42 U.S.C. § 405(g). A reviewing court must find that four prerequisites are met before a case can be remanded to the Commissioner on the basis of new evidence: "(1) the evidence is relevant to the determination of disability at the time the application was first filed; (2) the evidence is material to the extent that the Commissioner's decision might reasonably have been different had the new evidence been before him; (3) there is good cause for the claimant's failure to submit the evidence when the claim was before the Commissioner; and (4) the claimant made at least a general showing of the nature of the new evidence to the reviewing court." See Blair ex rel. J.D.S. v. Astrue, Civil No. 110cv-1476-RMG-JDA, 2012 WL 1016633 at *4, D.S.C. Feb. 29, 2012 (citing Borders v. Heckler, 777 F.2d 954, 955 (4th Cir. 1985); 42 U.S.C. § 405(g); Mitchell v. Schweiker, 699 F.2d 185, 188 (4th Cir. 1983); Sims v. Harris, 631 F.2d 26, 28 (4th Cir. 1980); King v. Califano, 599 F.2d 597, 599 (4th Cir. 1979), superseded by amendment to statute, 42 U.S.C. § 405(g), as recognized in Wilkins v. Sec'y, Dep't of Health & Human Servs., 925 F.2d 769, 774 (4th Cir. 1991)).

I have reviewed the materials Mr. Magaw submitted to the Court. Many of the medical records had been previously presented to the Commissioner. The remaining materials consist of new medical records, an opinion from the Maryland Office of Administrative Hearings, and letters from Mr. Magaw's friends and family. Mr. Magaw has not made any showing of good cause to explain why the evidence he presented to this Court was not submitted to the Commissioner, particularly given the fact that he was represented by counsel during all three of his administrative hearings. Furthermore, some of the medical records post-date the Commissioner's decision, and therefore were not material to that decision. Thus, I find no basis for a sentence six remand for the Commissioner to consider the new materials presented by Mr. Magaw. The basis for the recommended remand is for further analysis of the record that had been presented to the ALJ, in light of Mr. Magaw's clarification of his argument for disability.

CONCLUSION

For the reasons set forth above, I respectfully recommend that the Court DENY Defendant's Motion for Summary Judgment, [ECF No. 17]; REMAND the case to the Social Security Administration for further proceedings in accordance with this Report and Recommendations; and order the Clerk to CLOSE this case.

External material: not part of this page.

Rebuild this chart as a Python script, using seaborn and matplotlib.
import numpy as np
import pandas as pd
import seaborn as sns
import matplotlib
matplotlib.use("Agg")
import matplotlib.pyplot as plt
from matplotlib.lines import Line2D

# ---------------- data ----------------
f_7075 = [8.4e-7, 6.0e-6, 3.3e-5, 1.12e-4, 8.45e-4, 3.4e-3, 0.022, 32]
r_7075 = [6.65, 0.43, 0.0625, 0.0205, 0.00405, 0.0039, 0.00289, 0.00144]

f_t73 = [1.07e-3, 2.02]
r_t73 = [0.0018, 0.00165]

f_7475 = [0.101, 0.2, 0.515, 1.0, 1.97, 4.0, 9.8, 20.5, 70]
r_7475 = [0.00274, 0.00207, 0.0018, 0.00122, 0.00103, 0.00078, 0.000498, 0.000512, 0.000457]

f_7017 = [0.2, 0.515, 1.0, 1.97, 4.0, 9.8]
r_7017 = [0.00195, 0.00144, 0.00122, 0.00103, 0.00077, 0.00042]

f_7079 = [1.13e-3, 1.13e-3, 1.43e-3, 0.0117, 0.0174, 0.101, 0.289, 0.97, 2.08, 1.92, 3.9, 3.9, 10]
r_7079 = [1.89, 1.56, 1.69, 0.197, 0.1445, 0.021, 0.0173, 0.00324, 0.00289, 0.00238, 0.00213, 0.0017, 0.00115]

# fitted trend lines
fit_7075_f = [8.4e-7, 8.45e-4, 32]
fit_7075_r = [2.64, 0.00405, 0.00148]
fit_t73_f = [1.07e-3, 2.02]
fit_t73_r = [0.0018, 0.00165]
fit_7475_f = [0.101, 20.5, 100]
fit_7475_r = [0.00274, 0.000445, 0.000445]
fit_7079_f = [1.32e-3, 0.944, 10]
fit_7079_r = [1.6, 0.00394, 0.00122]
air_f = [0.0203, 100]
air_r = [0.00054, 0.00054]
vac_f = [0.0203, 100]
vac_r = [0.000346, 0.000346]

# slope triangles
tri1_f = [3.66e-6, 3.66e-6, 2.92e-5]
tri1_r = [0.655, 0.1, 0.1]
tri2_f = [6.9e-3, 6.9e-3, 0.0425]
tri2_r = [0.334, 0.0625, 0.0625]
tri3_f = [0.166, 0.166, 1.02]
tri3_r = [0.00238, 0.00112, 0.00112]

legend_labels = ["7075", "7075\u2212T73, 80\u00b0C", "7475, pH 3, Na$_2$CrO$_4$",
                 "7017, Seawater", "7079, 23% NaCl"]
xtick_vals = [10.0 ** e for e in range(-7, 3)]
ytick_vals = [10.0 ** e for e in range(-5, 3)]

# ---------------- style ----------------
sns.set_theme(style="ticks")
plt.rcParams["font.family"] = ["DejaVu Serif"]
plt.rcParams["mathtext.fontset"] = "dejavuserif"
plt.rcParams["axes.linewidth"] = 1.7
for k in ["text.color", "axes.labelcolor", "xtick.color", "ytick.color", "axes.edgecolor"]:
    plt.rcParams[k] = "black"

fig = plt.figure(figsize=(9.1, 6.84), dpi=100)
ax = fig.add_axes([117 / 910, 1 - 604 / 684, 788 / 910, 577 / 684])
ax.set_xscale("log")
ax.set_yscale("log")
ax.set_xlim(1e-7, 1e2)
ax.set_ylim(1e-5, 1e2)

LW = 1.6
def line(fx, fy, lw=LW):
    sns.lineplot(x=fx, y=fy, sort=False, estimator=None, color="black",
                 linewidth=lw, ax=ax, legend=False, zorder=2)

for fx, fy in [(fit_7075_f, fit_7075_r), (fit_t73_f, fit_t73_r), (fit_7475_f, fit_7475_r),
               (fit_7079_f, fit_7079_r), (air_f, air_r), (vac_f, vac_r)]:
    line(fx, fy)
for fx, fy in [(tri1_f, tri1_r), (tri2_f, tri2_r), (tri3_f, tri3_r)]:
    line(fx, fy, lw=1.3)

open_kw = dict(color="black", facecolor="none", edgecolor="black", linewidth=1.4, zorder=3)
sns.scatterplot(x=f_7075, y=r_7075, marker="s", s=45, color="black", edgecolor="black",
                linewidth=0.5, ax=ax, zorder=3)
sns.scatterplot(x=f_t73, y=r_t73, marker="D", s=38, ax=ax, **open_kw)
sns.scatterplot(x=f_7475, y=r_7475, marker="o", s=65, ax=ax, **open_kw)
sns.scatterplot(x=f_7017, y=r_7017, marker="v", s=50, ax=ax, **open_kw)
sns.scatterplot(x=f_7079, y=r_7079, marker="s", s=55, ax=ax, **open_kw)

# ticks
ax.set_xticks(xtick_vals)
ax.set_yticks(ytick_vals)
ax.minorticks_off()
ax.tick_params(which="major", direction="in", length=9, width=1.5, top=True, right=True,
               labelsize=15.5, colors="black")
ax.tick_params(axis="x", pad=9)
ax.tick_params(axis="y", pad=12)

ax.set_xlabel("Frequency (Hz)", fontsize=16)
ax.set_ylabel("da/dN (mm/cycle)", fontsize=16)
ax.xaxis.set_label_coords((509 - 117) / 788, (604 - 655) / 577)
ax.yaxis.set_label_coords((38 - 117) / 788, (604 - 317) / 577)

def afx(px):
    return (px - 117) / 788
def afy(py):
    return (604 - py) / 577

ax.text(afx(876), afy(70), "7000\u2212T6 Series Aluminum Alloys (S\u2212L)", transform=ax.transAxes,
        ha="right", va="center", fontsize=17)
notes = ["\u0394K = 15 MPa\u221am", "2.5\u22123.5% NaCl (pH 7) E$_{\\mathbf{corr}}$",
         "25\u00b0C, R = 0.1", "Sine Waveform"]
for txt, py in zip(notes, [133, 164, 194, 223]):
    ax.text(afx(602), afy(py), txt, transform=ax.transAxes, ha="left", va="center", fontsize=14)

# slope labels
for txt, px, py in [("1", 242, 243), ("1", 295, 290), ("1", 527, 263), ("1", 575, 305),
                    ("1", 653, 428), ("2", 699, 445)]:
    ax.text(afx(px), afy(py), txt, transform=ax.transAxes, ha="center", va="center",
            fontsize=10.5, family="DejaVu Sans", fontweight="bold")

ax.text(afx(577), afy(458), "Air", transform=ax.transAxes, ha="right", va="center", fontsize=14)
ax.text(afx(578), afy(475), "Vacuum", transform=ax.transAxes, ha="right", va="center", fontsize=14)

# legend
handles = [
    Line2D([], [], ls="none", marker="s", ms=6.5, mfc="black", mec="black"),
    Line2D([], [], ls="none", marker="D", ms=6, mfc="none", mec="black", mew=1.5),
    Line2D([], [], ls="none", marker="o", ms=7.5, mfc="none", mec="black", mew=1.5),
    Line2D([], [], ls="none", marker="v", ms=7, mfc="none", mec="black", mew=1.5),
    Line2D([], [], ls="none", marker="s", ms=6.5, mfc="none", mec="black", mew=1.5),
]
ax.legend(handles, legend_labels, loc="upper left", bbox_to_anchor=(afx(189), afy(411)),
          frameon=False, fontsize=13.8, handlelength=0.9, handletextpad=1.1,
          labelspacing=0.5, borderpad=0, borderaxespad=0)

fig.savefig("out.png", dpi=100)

Any objections to this Report and Recommendations must be served and filed within fourteen (14) days, pursuant to Fed. R. Civ. P. 72(b)(2) and Local Rule 301.5.b.

FootNotes


1. The materials Mr. Magaw sent included a three-page letter from Mr. Magaw, letters from Mr. Magaw's mother, brother, sister, and two friends, a series of medical records, and a decision on Mr. Magaw's application for medical assistance rendered by an Administrative Law Judge at the Maryland Office of Administrative Hearings. [ECF No. 20].
2. The ALJ also engaged in an analysis of Listing 1.02. (Tr. 23). In light of the remand for further analysis of Mr. Magaw's wrist impairment, additional consideration of Listing 1.02 for the relevant closed period would be appropriate. I note that, while it does not appear to have been evidence presented to the Commissioner for consideration, Mr. Magaw has submitted to this Court an undated, partial opinion from the Maryland Office of Administrative Hearings reflecting the conclusion of an Administrative Law Judge that Mr. Magaw satisfied Listing 1.02. [ECF No. 20, at *7-8]. Although such an opinion is clearly not binding on the Commissioner even when it is properly presented for consideration, see 20 C.F.R. § 404.1504, further discussion of whether Mr. Magaw satisfied Listing 1.02 during the relevant time frame appears warranted.
3. While the VE found that Mr. Magaw would have been capable exertionally of past work as a computer technician, Mr. Magaw denied having been employed in that capacity. (Tr. 85-86). The ALJ made a further finding that Mr. Magaw currently was capable of only unskilled work, eliminating the possibility of work as a computer technician. (Tr. 30).